El, el excelso, por medio del cual se hizo todo, fue efectivamente entregado en su condición de esclavo a la vergüenza de la gente y al desprecio del pueblo, a los ultrajes, a los azotes, a la muerte de cruz: él nos enseñó con el ejemplo de su pasión de cuánta paciencia hemos de revestirnos para caminar en él; y con el ejemplo de su resurrección nos ha confirmado en lo que pacientemente hemos de esperar de él.
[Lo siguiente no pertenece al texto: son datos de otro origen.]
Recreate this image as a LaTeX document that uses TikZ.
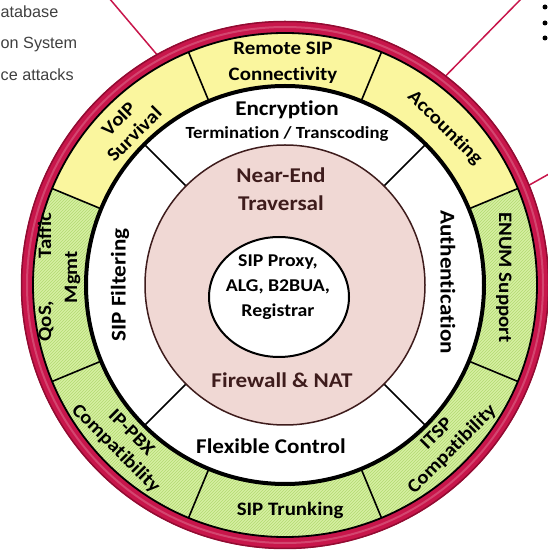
\documentclass[tikz,border=0pt]{standalone}
\usepackage{fontspec}
\setmainfont{Carlito}[FakeStretch=1.1, Ligatures=NoCommon]
\newfontfamily\sidefont{Liberation Sans}
\usetikzlibrary{calc,patterns}
\definecolor{crim}{RGB}{200,22,75}
\definecolor{crimdark}{RGB}{145,12,50}
\definecolor{yellowfill}{RGB}{250,246,158}
\definecolor{greenfill}{RGB}{214,239,163}
\definecolor{greenhatch}{RGB}{178,218,112}
\definecolor{pinkfill}{RGB}{240,216,212}
\definecolor{browntext}{RGB}{62,28,28}
\definecolor{sidegray}{RGB}{64,64,64}
\tikzset{
  lbl/.style={font=\bfseries\fontsize{19}{26}\selectfont, align=center, text=black, inner sep=0pt},
  rotlbl/.style={font=\bfseries\fontsize{19}{22}\selectfont, align=center, text=black, inner sep=0pt},
  biglbl/.style={font=\bfseries\fontsize{21}{27}\selectfont, align=center, text=black, inner sep=0pt},
  pinklbl/.style={font=\bfseries\fontsize{21}{28}\selectfont, align=center, text=browntext, inner sep=0pt},
  corelbl/.style={font=\bfseries\fontsize{18}{25}\selectfont, align=center, text=black, inner sep=0pt},
  sidetxt/.style={font=\sidefont\fontsize{16.2}{19}\selectfont, text=sidegray, inner sep=0pt, anchor=base west},
  divider/.style={draw=black, line width=1.6pt},
  linkline/.style={draw=crim, line width=1.5pt},
  bulletdot/.style={circle, fill=black, inner sep=0pt, minimum size=5pt}
}
\begin{document}
\begin{tikzpicture}[x=1pt,y=1pt]
\useasboundingbox (0,0) rectangle (548,552);
\fill[white] (0,0) rectangle (548,552);
\coordinate (C) at (285,267);

% side texts (cut off in the source slide)
\node[sidetxt] (t1) at (0.5,534) {atabase};
\node[sidetxt] (t2) at (0.5,503) {on System};
\node[sidetxt] (t3) at (0.5,471) {ce attacks};
\node[bulletdot] (b1) at (545,545) {};
\node[bulletdot] (b2) at (545,529) {};
\node[bulletdot] (b3) at (545,514) {};

% connectors from ring
\coordinate (ra) at ($(C)+(119:262)$);
\coordinate (rb) at ($(C)+(52.5:262)$);
\coordinate (rc) at ($(C)+(22.2:262)$);
\coordinate (ea) at (109,554);
\coordinate (eb) at (522,554);
\coordinate (ec) at (556,382);
\draw[linkline] (ea) -- (ra);
\draw[linkline] (eb) -- (rb);
\draw[linkline] (ec) -- (rc);

% crimson ring
\fill[crim] (C) circle[radius=264];
\draw[crimdark, line width=1.5pt] (C) circle[radius=263.5];
\draw[crim!80!white, line width=2pt] (C) circle[radius=258];

% outer segments
\fill[yellowfill] (C) -- ($(C)+(22.5:252)$) arc[start angle=22.5, end angle=157.5, radius=252] -- cycle;
\fill[greenfill] (C) -- ($(C)+(157.5:252)$) arc[start angle=157.5, end angle=382.5, radius=252] -- cycle;
\fill[pattern=north east lines, pattern color=greenhatch] (C) -- ($(C)+(157.5:252)$) arc[start angle=157.5, end angle=382.5, radius=252] -- cycle;
\draw[black, line width=1.8pt] (C) circle[radius=252];

% white ring
\fill[white] (C) circle[radius=199];
\foreach \a in {22.5,67.5,112.5,157.5,202.5,247.5,292.5,337.5}
  \draw[divider] ($(C)+(\a:199)$) -- ($(C)+(\a:252)$);
\foreach \a in {45,135,225,315}
  \draw[divider] ($(C)+(\a:140)$) -- ($(C)+(\a:199)$);
\draw[black, line width=4pt] (C) circle[radius=199];

% pink ring
\filldraw[fill=pinkfill, draw=browntext, line width=1.5pt] (C) circle[radius=140];

% core
\filldraw[fill=white, draw=black, line width=2pt] (279,255) ellipse[x radius=70, y radius=60];

% outer ring labels
\node[lbl] (remote) at (283,489) {Remote SIP\\Connectivity};
\node[rotlbl, rotate=45] (voip) at ($(C)+(135:224)$) {VoIP\\Survival};
\node[lbl, rotate=-45] (acct) at ($(C)+(44.5:224)$) {Accounting};
\node[lbl, rotate=-90] (enum) at ($(C)+(2:219)$) {ENUM Support};
\node[rotlbl, rotate=45] (itsp) at ($(C)+(-44.5:224)$) {ITSP\\Compatibility};
\node[lbl] (trunk) at ($(C)+(-88.7:226)$) {SIP Trunking};
\node[rotlbl, rotate=-45] (ippbx) at ($(C)+(224:225)$) {IP-PBX\\Compatibility};
\node[lbl, rotate=90, align=center] (qos) at ($(C)+(178:226)$) {QoS,\hspace{42pt}Taffic\\Mgmt};

% white ring labels
\node[biglbl] (encr) at (287,442) {Encryption};
\node[font=\bfseries\fontsize{17}{20}\selectfont, inner sep=0pt] (transc) at (287,418) {Termination / Transcoding};
\node[biglbl, rotate=90] (filt) at (120,267) {SIP Filtering};
\node[biglbl, rotate=-90] (auth) at (448,270) {Authentication};
\node[biglbl] (flex) at (271,106) {Flexible Control};

% pink ring labels
\node[pinklbl] (near) at (281,363) {Near-End\\Traversal};
\node[pinklbl] (fire) at (282,172) {Firewall \& NAT};

% core label
\node[corelbl] (core) at (278,265) {SIP Proxy,\\ALG, B2BUA,\\Registrar};
\end{tikzpicture}
\end{document}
Cuando esperamos lo que no vemos, esperamos con perseverancia. Es cierto que esperamos lo que no vemos: pero somos el cuerpo de aquella Cabeza, en la que vemos ya realizadas nuestras actuales esperanzas. En efecto, de él se ha dicho que es también la cabeza del cuerpo: de la Iglesia, el primogénito, y así es el primero en todo. Y de nosotros está escrito: Vosotros sois el cuerpo de Cristo y cada uno es un miembro. Cuando esperamos lo que no vemos, esperamos con perseverancia, seguros; porque el que resucitó es nuestra cabeza y conserva firme nuestra esperanza.

Y como nuestra cabeza, antes de resucitar, fue flagelado, ha reforzado nuestra paciencia. Pues está escrito: El Señor reprende a los que ama y castiga a sus hijos preferidos. No desmayemos, por tanto, en el castigo, para llegar a las alegrías de la resurrección. Pues hasta tal punto es verdad que castiga a sus hijos preferidos, que no perdonó a su propio Hijo, sino que lo entregó por todos nosotros.

Teniendo, pues, fija la mirada en aquel que, sin culpa de pecado, fue flagelado, que fue entregado por nuestros pecados y resucitó por nuestra justificación, no temamos ser rechazados cuando estamos bajo el peso del castigo; confiemos más bien en ser acogidos en base a la justificación.